Sir, in calculating the WACC in question 6…why have we assumed 50% as the Market value for both equity and debt. Is the MV for debt not 37.5 (50 x (1.25)? Hence the MV for equity should be 50/87.5 while the MV for debt should be 37.5/87.5. Please clarify.

Thank you the videos. They are highly appreciated. My questions are:

1) If the 1.8 Beta of the Shipping building company has been ungeared giving 1.565 as Beta asset, why do we solve for the 50% cost of equity in question (b) by calculating “Equity / Equity + Debt” again when it already shows that the 1.565 Beta is totally equity with no debt?

2) Why shouldn’t the cost of equity in question (b) be calculated as 50% of 1.565 = 0.7825 multiplied by market risk premium of 10% i.e. (18% – 8%) plus the risk free rate of 8% equal to 15.825%?

1. In part (b) there is debt and therefore the risk of the equity will be higher and therefore the beta of equity will be higher. The higher the gearing the great the equity beta and therefore the greater the cost of equity.

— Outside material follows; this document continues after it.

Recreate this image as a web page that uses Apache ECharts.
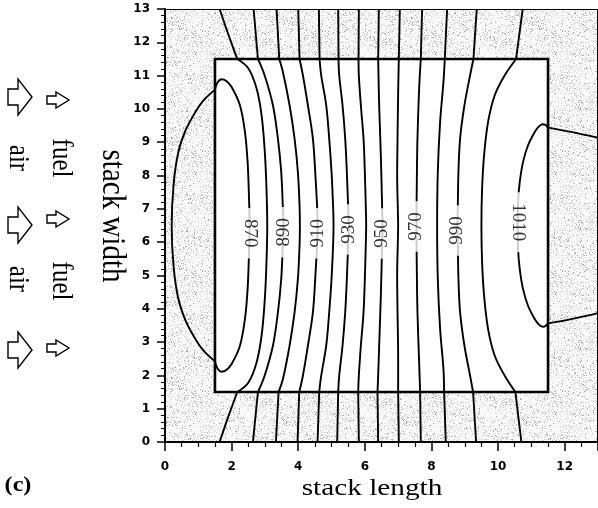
<!DOCTYPE html>
<html>
<head>
<meta charset="utf-8">
<script src="https://cdn.jsdelivr.net/npm/echarts@6/dist/echarts.min.js"></script>
<style>
  html, body { margin: 0; padding: 0; background: #fff; }
  #chart { width: 598px; height: 508px; }
</style>
</head>
<body>
<div id="chart"></div>
<script>
// Plot extent and stack outline, in stack-length / stack-width units
const plotBox = [0, 0, 13, 13];
const stackBox = [1.5, 1.5, 11.5, 11.5];

// Axis ticks
const xTicks = { min: 0, max: 13, step: 2 };
const yTicks = { min: 0, max: 13, step: 1 };

// Isotherms as [length, width] points. Each one is split where it crosses
// the stack outline, since the gradient kinks there.
const iso870In = [[1.50,10.58],[1.58,10.80],[1.70,10.89],[1.84,10.84],[2.00,10.66],[2.25,10.11],[2.40,9.31],[2.48,8.41],[2.52,7.40],[2.54,6.50],[2.52,5.60],[2.48,4.59],[2.40,3.69],[2.25,2.89],[2.00,2.34],[1.84,2.16],[1.70,2.11],[1.58,2.20],[1.50,2.42]];
const iso870Out = [[1.50,10.58],[1.15,10.25],[0.92,9.92],[0.62,9.36],[0.40,8.70],[0.26,7.75],[0.20,6.50],[0.26,5.25],[0.40,4.30],[0.62,3.64],[0.92,3.08],[1.15,2.75],[1.50,2.42]];

const iso880Top = [[1.64,13],[1.89,12.27],[2.17,11.5]];
const iso880In = [[2.17,11.5],[2.50,11.22],[2.75,10.61],[2.90,9.81],[2.99,8.81],[3.04,7.80],[3.07,6.50],[3.04,5.20],[2.99,4.19],[2.90,3.19],[2.75,2.39],[2.50,1.78],[2.17,1.5]];
const iso880Bot = [[2.17,1.5],[1.89,0.73],[1.64,0]];

const iso890Top = [[2.66,13],[2.79,11.5]];
const iso890In = [[2.79,11.5],[2.99,11.01],[3.24,10.11],[3.39,9.11],[3.49,8.10],[3.54,7.00],[3.56,6.50],[3.54,6.00],[3.49,4.90],[3.39,3.89],[3.24,2.89],[2.99,1.99],[2.79,1.5]];
const iso890Bot = [[2.79,1.5],[2.64,0]];

const iso900Top = [[3.35,13],[3.43,11.5]];
const iso900In = [[3.43,11.5],[3.54,11.11],[3.74,10.11],[3.89,9.11],[3.99,8.10],[4.04,7.10],[4.05,6.50],[4.04,5.90],[3.99,4.90],[3.89,3.89],[3.74,2.89],[3.54,1.89],[3.41,1.5]];
const iso900Bot = [[3.41,1.5],[3.33,0]];

const iso910Top = [[4.00,13],[4.04,11.5]];
const iso910In = [[4.04,11.5],[4.14,11.01],[4.29,10.11],[4.44,9.11],[4.51,8.10],[4.57,7.00],[4.58,6.50],[4.57,6.00],[4.51,4.90],[4.44,3.89],[4.29,2.89],[4.14,1.99],[4.03,1.5]];
const iso910Bot = [[4.03,1.5],[3.98,0]];

const iso920Top = [[4.62,13],[4.64,11.5]];
const iso920In = [[4.64,11.5],[4.69,11.01],[4.84,10.11],[4.93,9.11],[5.00,8.10],[5.05,7.00],[5.06,6.50],[5.05,6.00],[5.00,4.90],[4.93,3.89],[4.84,2.89],[4.69,1.99],[4.63,1.5]];
const iso920Bot = [[4.63,1.5],[4.58,0]];

const iso930Top = [[5.20,13],[5.21,11.5]];
const iso930In = [[5.21,11.5],[5.23,11.01],[5.33,10.11],[5.41,9.11],[5.46,8.10],[5.50,7.00],[5.52,6.50],[5.50,6.00],[5.46,4.90],[5.41,3.89],[5.33,2.89],[5.23,1.99],[5.20,1.5]];
const iso930Bot = [[5.20,1.5],[5.17,0]];

const iso940Top = [[5.82,13],[5.81,11.5]];
const iso940In = [[5.81,11.5],[5.82,11.00],[5.88,10.11],[5.96,9.11],[6.00,8.10],[6.03,7.00],[6.04,6.50],[6.03,6.00],[6.00,4.90],[5.96,3.89],[5.88,2.89],[5.82,2.00],[5.80,1.5]];
const iso940Bot = [[5.80,1.5],[5.82,0]];

const iso950Top = [[6.42,13],[6.40,11.5]];
const iso950In = [[6.40,11.5],[6.41,11.00],[6.43,10.11],[6.48,8.60],[6.52,7.00],[6.53,6.50],[6.52,6.00],[6.48,4.40],[6.43,2.89],[6.40,2.00],[6.38,1.5]];
const iso950Bot = [[6.38,1.5],[6.40,0]];

const iso960Top = [[7.05,13],[7.02,11.5]];
const iso960In = [[7.02,11.5],[7.00,10.50],[6.98,9.00],[6.97,8.00],[6.99,7.00],[7.00,6.50],[6.99,6.00],[6.97,5.00],[6.98,4.00],[7.00,2.50],[7.00,1.5]];
const iso960Bot = [[7.00,1.5],[7.02,0]];

const iso970Top = [[7.72,13],[7.68,11.5]];
const iso970In = [[7.68,11.5],[7.63,10.61],[7.58,9.11],[7.56,7.80],[7.55,6.50],[7.56,5.20],[7.58,3.89],[7.63,2.39],[7.66,1.5]];
const iso970Bot = [[7.66,1.5],[7.68,0]];

const iso980Top = [[8.47,13],[8.40,11.5]];
const iso980In = [[8.40,11.5],[8.36,10.81],[8.26,9.61],[8.19,8.10],[8.17,6.50],[8.19,4.90],[8.26,3.39],[8.36,2.19],[8.38,1.5]];
const iso980Bot = [[8.38,1.5],[8.43,0]];

const iso990Top = [[9.36,13],[9.26,11.5]];
const iso990In = [[9.26,11.5],[9.16,11.01],[8.99,10.11],[8.86,9.11],[8.81,8.10],[8.79,7.00],[8.78,6.50],[8.79,6.00],[8.81,4.90],[8.86,3.89],[8.99,2.89],[9.16,1.99],[9.25,1.5]];
const iso990Bot = [[9.25,1.5],[9.34,0]];

const iso1000Top = [[10.74,13],[10.54,11.5]];
const iso1000In = [[10.54,11.5],[10.20,11.01],[9.90,10.41],[9.70,9.61],[9.58,8.61],[9.52,7.60],[9.50,6.50],[9.52,5.40],[9.58,4.39],[9.70,3.39],[9.90,2.59],[10.20,1.99],[10.52,1.5]];
const iso1000Bot = [[10.52,1.5],[10.70,0]];

const iso1010In = [[11.50,9.44],[11.42,9.52],[11.34,9.54],[11.22,9.47],[11.10,9.31],[10.90,8.91],[10.75,8.41],[10.65,7.80],[10.60,7.20],[10.59,6.50],[10.60,5.80],[10.65,5.20],[10.75,4.59],[10.90,4.09],[11.10,3.69],[11.22,3.53],[11.34,3.46],[11.42,3.48],[11.50,3.56]];
const iso1010OutTop = [[11.50,9.44],[12.19,9.31],[12.89,9.16],[13.00,9.13]];
const iso1010OutBot = [[11.50,3.56],[12.19,3.69],[12.89,3.84],[13.00,3.87]];

// Labelled isotherms and where each label sits on its line
const labelLevels = [870, 890, 910, 930, 950, 970, 990, 1010];
const labelX = [2.54, 3.56, 4.58, 5.52, 6.53, 7.55, 8.78, 10.59];
const labelY = [6.27, 6.30, 6.27, 6.38, 6.26, 6.47, 6.35, 6.60];
// Labels on the closed loops read downward, the rest read upward
const downwardLabels = [870, 1010];

const isoSegments = [
  iso870In, iso870Out,
  iso880Top, iso880In, iso880Bot,
  iso890Top, iso890In, iso890Bot,
  iso900Top, iso900In, iso900Bot,
  iso910Top, iso910In, iso910Bot,
  iso920Top, iso920In, iso920Bot,
  iso930Top, iso930In, iso930Bot,
  iso940Top, iso940In, iso940Bot,
  iso950Top, iso950In, iso950Bot,
  iso960Top, iso960In, iso960Bot,
  iso970Top, iso970In, iso970Bot,
  iso980Top, iso980In, iso980Bot,
  iso990Top, iso990In, iso990Bot,
  iso1000Top, iso1000In, iso1000Bot,
  iso1010In, iso1010OutTop, iso1010OutBot
];

// Stippled fill for the region around the stack
function makeStipple() {
  const size = 120;
  const cv = document.createElement('canvas');
  cv.width = size; cv.height = size;
  const ctx = cv.getContext('2d');
  const img = ctx.createImageData(size, size);
  function hash(x, y) {
    let n = Math.imul(x, 374761393) ^ Math.imul(y, 668265263);
    n = Math.imul(n ^ (n >>> 13), 1274126177);
    return ((n ^ (n >>> 16)) >>> 0) / 4294967296;
  }
  for (let y = 0; y < size; y++) {
    for (let x = 0; x < size; x++) {
      const patch = 0.5 + 0.5 * Math.sin(x * Math.PI * 2 / 60) * Math.cos(y * Math.PI * 2 / 40);
      const r = hash(x, y);
      let v = 250;
      if (r < 0.02 + 0.06 * patch) v = 170;
      else if (r < 0.12 + 0.20 * patch) v = 218;
      const i = (y * size + x) * 4;
      img.data[i] = img.data[i + 1] = img.data[i + 2] = v;
      img.data[i + 3] = 255;
    }
  }
  ctx.putImageData(img, 0, 0);
  return cv;
}
const stipple = { image: makeStipple(), repeat: 'repeat' };

const serif = "'Liberation Serif', 'Times New Roman', serif";
const axisFont = { fontFamily: 'DejaVu Sans', fontWeight: 'bold', fontSize: 12, color: '#000' };

function arrow(cx, cy, big) {
  const w = big ? 12 : 11, hs = big ? 8 : 4, hh = big ? 18 : 8, neck = -2;
  return {
    type: 'polygon',
    shape: { points: [
      [cx - w, cy - hs], [cx + neck, cy - hs], [cx + neck, cy - hh], [cx + w, cy],
      [cx + neck, cy + hh], [cx + neck, cy + hs], [cx - w, cy + hs]
    ] },
    style: { fill: '#fff', stroke: '#000', lineWidth: 1.4 },
    silent: true
  };
}

function vText(text, x, y, size, stretch) {
  return {
    type: 'text', x: x, y: y, rotation: -Math.PI / 2, scaleY: stretch, silent: true,
    style: { text: text, font: size + 'px ' + serif, fill: '#000', align: 'center', verticalAlign: 'middle' }
  };
}

const series = [];

// Region around the stack (stippled) and the stack itself (white, outlined)
series.push({
  type: 'custom',
  silent: true,
  z: 1,
  clip: true,
  data: [plotBox, stackBox],
  renderItem: function (params, api) {
    const a = api.coord([api.value(0), api.value(3)]);
    const b = api.coord([api.value(2), api.value(1)]);
    const isStack = params.dataIndex === 1;
    return {
      type: 'rect',
      shape: { x: a[0], y: a[1], width: b[0] - a[0], height: b[1] - a[1] },
      style: isStack
        ? { fill: '#fff', stroke: '#000', lineWidth: 2.6 }
        : { fill: stipple, stroke: '#000', lineWidth: 2 }
    };
  }
});

isoSegments.forEach(function (seg) {
  series.push({
    type: 'line',
    data: seg,
    smooth: 0.35,
    showSymbol: false,
    symbol: 'none',
    silent: true,
    z: 3,
    lineStyle: { color: '#000', width: 1.9 }
  });
});

series.push({
  type: 'scatter',
  silent: true,
  z: 5,
  symbolSize: 0,
  data: labelLevels.map(function (v, i) {
    return {
      value: [labelX[i], labelY[i], v],
      label: { rotate: downwardLabels.indexOf(v) >= 0 ? -90 : 90 }
    };
  }),
  label: {
    show: true,
    position: 'inside',
    formatter: function (p) { return String(p.value[2]); },
    fontFamily: serif,
    fontSize: 19,
    color: '#000',
    backgroundColor: '#fff',
    padding: [0, 11, 0, 11],
    lineHeight: 18
  }
});

const chart = echarts.init(document.getElementById('chart'), null, { renderer: 'canvas' });
chart.setOption({
  animation: false,
  backgroundColor: '#fff',
  grid: { left: 165, top: 9, width: 436, height: 433, containLabel: false },
  xAxis: {
    type: 'value', min: xTicks.min, max: xTicks.max, interval: xTicks.step, z: 10,
    axisLine: { lineStyle: { color: '#000', width: 2 } },
    axisTick: { length: 9, lineStyle: { color: '#000', width: 1.5 } },
    minorTick: { show: true, splitNumber: 4, length: 5, lineStyle: { color: '#000', width: 1.2 } },
    axisLabel: Object.assign({ margin: 19, showMaxLabel: false }, axisFont),
    splitLine: { show: false }
  },
  yAxis: {
    type: 'value', min: yTicks.min, max: yTicks.max, interval: yTicks.step, z: 10,
    axisLine: { lineStyle: { color: '#000', width: 2 } },
    axisTick: { length: 8, lineStyle: { color: '#000', width: 1.5 } },
    minorTick: { show: true, splitNumber: 5, length: 4, lineStyle: { color: '#000', width: 1 } },
    axisLabel: Object.assign({ margin: 15 }, axisFont),
    splitLine: { show: false }
  },
  series: series,
  graphic: [
    {
      type: 'text', x: 372, y: 489, scaleX: 1.22, silent: true,
      style: { text: 'stack length', font: '24px ' + serif, fill: '#000', align: 'center', verticalAlign: 'middle' }
    },
    vText('stack width', 112, 216, 29, 1.15),
    vText('air', 18, 158, 25, 1.2),
    vText('air', 18, 279, 25, 1.2),
    vText('fuel', 61, 158, 25, 1.2),
    vText('fuel', 61, 281, 25, 1.2),
    arrow(20, 97, true),
    arrow(20, 225, true),
    arrow(20, 350, true),
    arrow(58, 100, false),
    arrow(58, 219, false),
    arrow(58, 348, false),
    {
      type: 'text', x: 18, y: 486, scaleX: 1.15, silent: true,
      style: { text: '(c)', font: 'bold 21px ' + serif, fill: '#000', align: 'center', verticalAlign: 'middle' }
    }
  ]
});
</script>
</body>
</html>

sir why do we not add beta asset of the parent company also to the beta asset of the to-be-bought company (when regearing) to get the overall equity beta of the combined entity?

Thanks for the videos! I really appreciate your work here!
One question regarding the asset beta formula: why is the market value of debt in the denominator multiplied by (1-T)?
This was not the case in the WACC formula, which is why I am confused.
Thanks in advance for a reply!

I have one doubt regarding the use of WACC as a discount rate.

As per previous lectures you said that WACC used as a discount rate for new project only when we have same gearing ratio so here gearing ratio changed then why you use this as a discount rate .

As to example 6 part b, I have no problems in getting BE 2.74 and BA1.565, but why cannot i use the WACC to get the average B of 2.15 and use this beta in CAPM formula to get required rate of 8+2.15(18-8)=29.5%?

Example 6- Part B
Dear sir,
when we Regearing from asset beta to Equity beta, we do that to add our own financial risk to the proxy business risk.
So why we calculate the risk of debt through WACC again?

Dear Sir,
In question (a), required return calculated with asset beta whereas cost of equity calculated with equity beta in question (b). Please help me out of the confusion.
Thank you very much.

The asset beta measure the risk of the business itself (and this is part b).

However shares in the business are more risky because the gearing increases the risk of the shares. The risk of the shares is measured by the equity beta (which is part (a)).

Assuming the entire project was going to be funded by Debt finance instead of equity, how would the cost of appraising the project be determined?

a) Will it be using just CAPM , where the best we use is equal to the asset beta of the ship building company (Exactly how we do it in case the project is funded through equity , could you also tell me what is the logic in doing this if we are doing this) , or

b) Will it be based on WACC. (Again, it would be really helpful if you could show an example of how this might be calculated)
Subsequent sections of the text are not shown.